E si spera che arrivi anche al Quirinale. A rompere gli indugi è Ignazio Corrao, eurodeputato molto vicino alla leadership: "Ci aspettiamo che Mattarella si faccia garante della volontà degli elettori che hanno dato al Movimento un consenso che non ha pari e che non può e non deve essere ignorato". Una fuga in avanti, quella del parlamentare europeo, in una fase in cui il leader 5 stelle non vuole minimamente tirare in ballo il Colle e ingerire nelle sue decisioni. Ma che ben rappresenta uno stato d'animo collettivo.

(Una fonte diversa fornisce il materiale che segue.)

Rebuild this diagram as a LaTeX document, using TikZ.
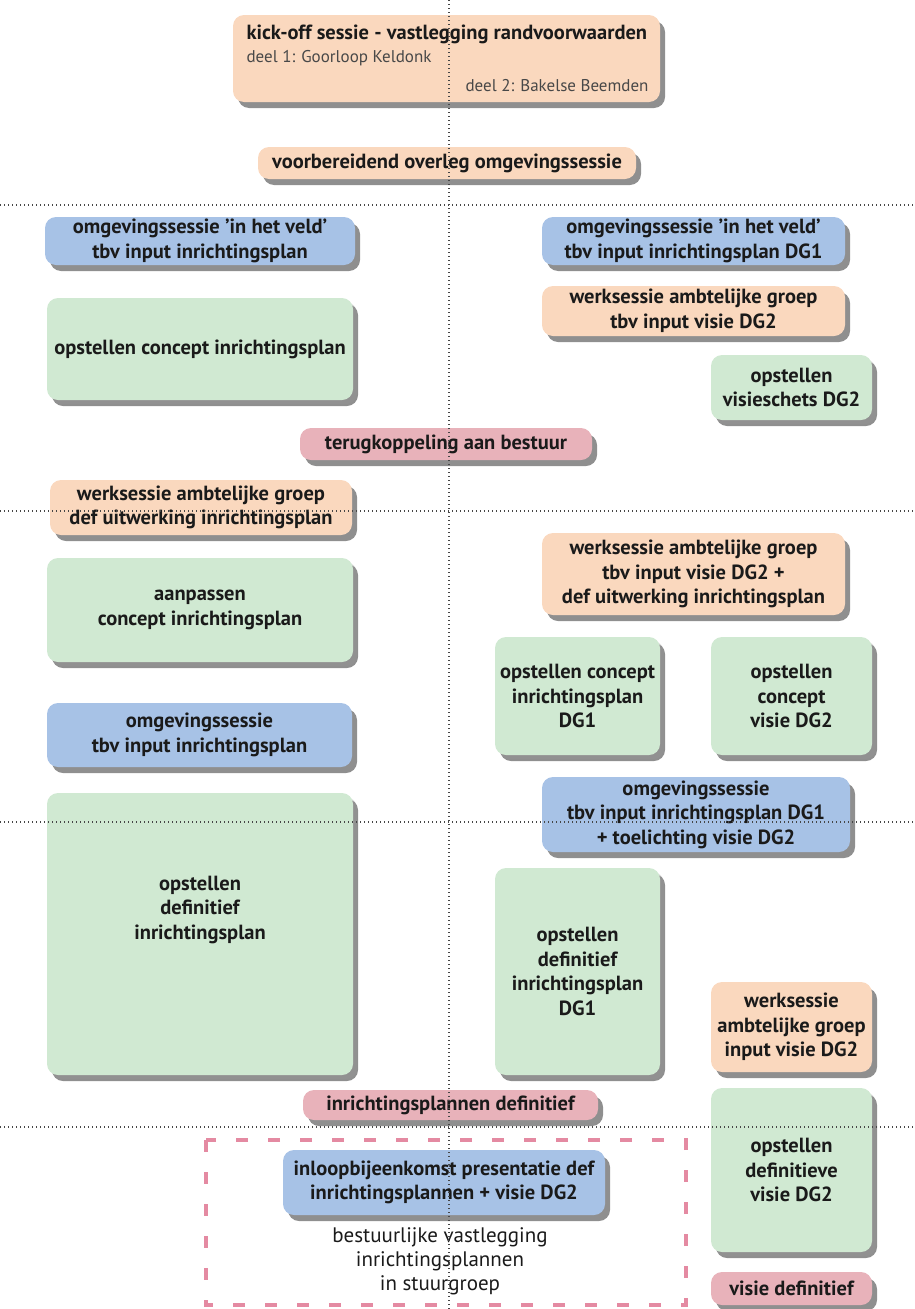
\documentclass[tikz,border=0pt]{standalone}
\usepackage{fontspec}
\setmainfont{PT Sans}
\usetikzlibrary{shadows}
\newcommand{\stagefont}{\fontsize{20.5}{24.5}\selectfont}
\newcommand{\notefont}{\fontsize{17}{20}\selectfont}
\newcommand{\besluitfont}{\fontsize{21}{24}\selectfont}
\definecolor{peach}{HTML}{FAD8BE}
\definecolor{sky}{HTML}{A7C2E6}
\definecolor{mint}{HTML}{D0E9D2}
\definecolor{rose}{HTML}{E8B2BA}
\definecolor{ink}{HTML}{1A1A1A}
\definecolor{dashrose}{HTML}{E48AA2}

\begin{document}
\begin{tikzpicture}[x=1pt,y=-1pt,
  stage/.style={rounded corners=11pt, inner sep=2pt, align=center, text=ink,
    font=\bfseries\stagefont,
    drop shadow={shadow xshift=5pt, shadow yshift=-6pt, fill=black!80, opacity=.55}},
  werk/.style={stage, fill=peach},
  veld/.style={stage, fill=sky},
  plan/.style={stage, fill=mint, drop shadow={shadow xshift=4pt, shadow yshift=-4pt, fill=black!40, opacity=.25}},
  besluit/.style={stage, fill=rose},
  grid/.style={gray!55!black, line width=1.2pt, dash pattern=on 1.2pt off 2.8pt},
  stuur/.style={dashrose, line width=4pt, dash pattern=on 12pt off 20pt}]
\useasboundingbox (0,0) rectangle (914,1309);

\node[werk, minimum width=427pt, minimum height=87pt] (kickoff) at (446.5,58.5) {};
\node[anchor=base west, text=ink, font=\bfseries\stagefont] (kicktitle) at (243,39) {kick-off sessie - vastlegging randvoorwaarden};
\node[anchor=base west, text=ink!80, font=\notefont] (deel1) at (243,62) {deel 1: Goorloop Keldonk};
\node[anchor=base east, text=ink!80, font=\notefont] (deel2) at (652,91) {deel 2: Bakelse Beemden};
\node[werk, minimum width=378pt, minimum height=32pt] (voorb) at (447,163) {voorbereidend overleg omgevingssessie};

\node[veld, minimum width=310pt, minimum height=48pt] (veldL) at (200,241) {omgevingssessie 'in het veld'\\tbv input inrichtingsplan};
\node[veld, minimum width=303pt, minimum height=48pt] (veldR) at (693.5,241) {omgevingssessie 'in het veld'\\tbv input inrichtingsplan DG1};
\node[werk, minimum width=303pt, minimum height=50pt] (werkvisie) at (693.5,311) {werksessie ambtelijke groep\\tbv input visie DG2};
\node[plan, minimum width=306pt, minimum height=102pt] (conceptL) at (200,349) {opstellen concept inrichtingsplan};
\node[plan, minimum width=161pt, minimum height=65pt] (schets) at (791.5,387.5) {opstellen\\visieschets DG2};
\node[besluit, minimum width=292pt, minimum height=32pt] (terug) at (446,444) {terugkoppeling aan bestuur};

\node[werk, minimum width=302pt, minimum height=55pt] (werkdefL) at (201,507.5) {werksessie ambtelijke groep\\def uitwerking inrichtingsplan};
\node[werk, minimum width=303pt, minimum height=82pt] (werkdefR) at (693.5,574) {werksessie ambtelijke groep\\tbv input visie DG2 +\\def uitwerking inrichtingsplan};
\node[plan, minimum width=306pt, minimum height=104pt] (aanpassen) at (200,610) {aanpassen\\concept inrichtingsplan};
\node[plan, minimum width=165pt, minimum height=118pt] (conceptDG1) at (577.5,696) {opstellen concept\\inrichtingsplan\\DG1};
\node[plan, minimum width=161pt, minimum height=118pt] (conceptDG2) at (791.5,696) {opstellen\\concept\\visie DG2};
\node[veld, minimum width=305pt, minimum height=64pt] (omgL) at (199.5,735) {omgevingssessie\\tbv input inrichtingsplan};
\node[veld, minimum width=308pt, minimum height=75pt] (omgR) at (696,814.5) {omgevingssessie\\tbv input inrichtingsplan DG1\\+ toelichting visie DG2};

\node[plan, minimum width=306pt, minimum height=282pt] (defL) at (200,934) {opstellen\\definitief\\inrichtingsplan\\[28pt]};
\node[plan, minimum width=165pt, minimum height=207pt] (defDG1) at (577.5,971.5) {opstellen\\definitief\\inrichtingsplan\\DG1};
\node[werk, minimum width=161pt, minimum height=90pt] (werkinput) at (791.5,1027) {werksessie\\ambtelijke groep\\input visie DG2};
\node[besluit, minimum width=295pt, minimum height=30pt] (plannendef) at (450.5,1105) {inrichtingsplannen definitief};
\node[plan, minimum width=161pt, minimum height=164pt] (defvisie) at (791.5,1170) {opstellen\\definitieve\\visie DG2};
\node[besluit, minimum width=161pt, minimum height=33pt] (visiedef) at (791.5,1288.5) {visie definitief};

\draw[stuur] (206,1140) rectangle (686,1305);
\node[veld, minimum width=322pt, minimum height=65pt] (inloop) at (444,1182.5) {inloopbijeenkomst presentatie def\\inrichtingsplannen + visie DG2};
\node[align=center, text=ink, font=\besluitfont] (stuurgroep) at (440,1261) {bestuurlijke vastlegging\\inrichtingsplannen\\in stuurgroep};

\draw[grid] (449,0) -- (449,1309);
\foreach \y in {205,511,822,1127}
  \draw[grid] (0,\y) -- (914,\y);
\end{tikzpicture}
\end{document}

La strategia di Di Maio è quella di non chiudersi in una ridotta. Si vuole assolutamente evitare lo schema del 2013, quando si disse "o come diciamo noi o niente". È questo il messaggio che ha voluto trasmettere nel suo primo discorso da vincitore delle elezioni. Tendendo una mano sul programma, l'altra sulle presidenze delle Camere. Per gli scranni più alti di Montecitorio e Palazzo Madama ha richiamato la soluzione di due "presidenti di garanzia". Lo schema è chiaro: aprire all'elezione di un nome del futuro partner di governo, tenendo per sé l'altro posto disponibile. Ma con figure che potrebbero essere individuate di concerto, senza nessun prendere o lasciare. Danilo Toninelli ha aperto alla soluzione di una "rosa di nomi" su cui lavorare.

E non è passata inosservata l'arrivo di Roberto Fico direttamente da Napoli, dove ha stravinto, all'hotel Parco dei Principi. Il suo è uno dei nomi caldi per la Camera. Perché il suo rappresentare l'anima del Movimento delle origini e la sua attenzione a temi tradizionalmente di sinistra è vista sia da parte Pd come un bilanciamento della leadership di Di Maio, sia dentro i 5 stelle come un'ottima soluzione per calmierare sul nascere eventuali malumori per il decisionismo del candidato premier.

Il quale in queste ore sta allargando l'orizzonte dei suoi contatti, tessendo una fitta tela di rapporti da capitalizzare nelle prossime settimane. Tra gli altri oggi ha incontrato Conte e Del Re, due degli ipotetici ministri di una squadra che sembra già esser stata archiviata in quanto tale. E gli è sempre accanto Emilio Carelli, uomo che si sta rendendo fondamentale per il suo patrimonio di connessioni. E ha incontrato anche Luca Lanzalone, il presidente di Acea, latore di un patrimonio di contatti pesanti.

Ma "è sui presidenti delle Camere che giochiamo il primo tempo della partita". Il fischio d'inizio è già stato dato.